Cooling the data center is already a big enough challenge under normal workloads, but as mobile communications and the Internet of Things push traffic into the stratosphere, many IT professionals are starting to wonder where all the heat from hyperscale, hyper-dense equipment racks will go.

For the handful of companies that specialize in advanced cooling techniques, these are heady days indeed. According to Research and Markets, the data center cooling market will jump nearly 65 percent by 2018, topping $8 billion in revenues. This includes everything from air conditioners and chillers to new rack/server solutions to sophisticated management and monitoring systems designed to provide better balance between data loads and cooling distribution.

But as heat-generating hardware platforms become denser through microarchitectures and scale-out configurations, many are wondering if the age of traditional air-cooling is coming to an end. As densities increase, so does the difficulty in blowing in cool air and exhausting heat. Water, on the other hand, can be delivered more closely to tightly packed instruments and provides a much greater heat-exchange capacity than air.

Companies like CoolIT Systems have been playing up this angle for the past decade, but it is only recently that data infrastructure trends have pushed water-cooling from the novelty stage to a necessity. In company parlance, the technique is called direct contact liquid cooling (DCLC) for its ability to target high amounts of thermal conductivity to highly concentrated areas. As a result, liquid-cooled racks are able to push densities past 45 kW per rack and reduce operating costs some 30 percent by eliminating much of the infrastructure needed to produce and deliver cool air to the data center.

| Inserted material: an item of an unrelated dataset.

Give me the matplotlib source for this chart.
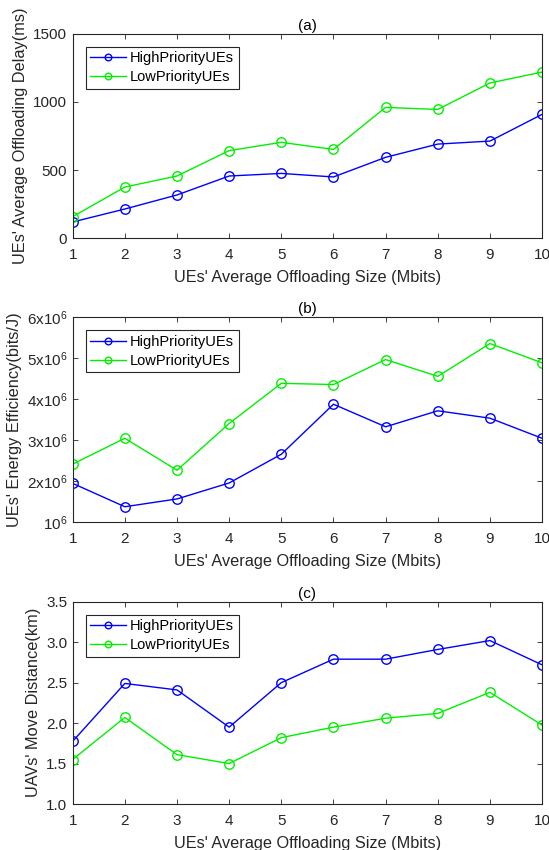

Hyperscale companies like Google are already showing what liquid cooling infrastructure would look like in major production environments. The blue pipes in this photo of the company’s Oregon facility carry cold water to the racks while the red pipes carry the heated water away. I’m not quite sure what the green and yellow pipes do, but they might have something to do with free-cooling capabilities – perhaps helping to lower the temperature of hot water before it is flushed back into the surrounding environment.

If it looks complicated, it is, but this is Google’s application of liquid cooling to a massively scaled-out infrastructure. If your data needs are not quite so broad – say, in a standard HPC setting – liquid cooling can be a relatively simple affair, although one that is dependent on some fairly sophisticated engineering. HP, for example, recently launched its Apollo 8000 warm water cooling system that utilizes sealed metal tubes within the server filled with a highly evaporative liquid, most likely alcohol. This approach drives cooling via the phase change that takes place as the liquid evaporates on one side of the box and then condenses on the other. Heat is then removed through metal plates connected to a rack-level water circulation system. In this way, fluid is not running between the server and the rack, which makes it easier to swap out hardware without shutting down cooling to the entire rack.

Some would argue that liquid cooling is fine as a concept, but it is unrealistic to retrofit legacy infrastructure. Agreed, which is why liquid cooling is more appropriate for greenfield deployments, particularly the converged, modular designs aimed at web-scale processing and Big Data.

As the data loads go up, the enterprise needs every tool at its disposal to lower costs, and that includes innovative ways to keep operating temperatures under control.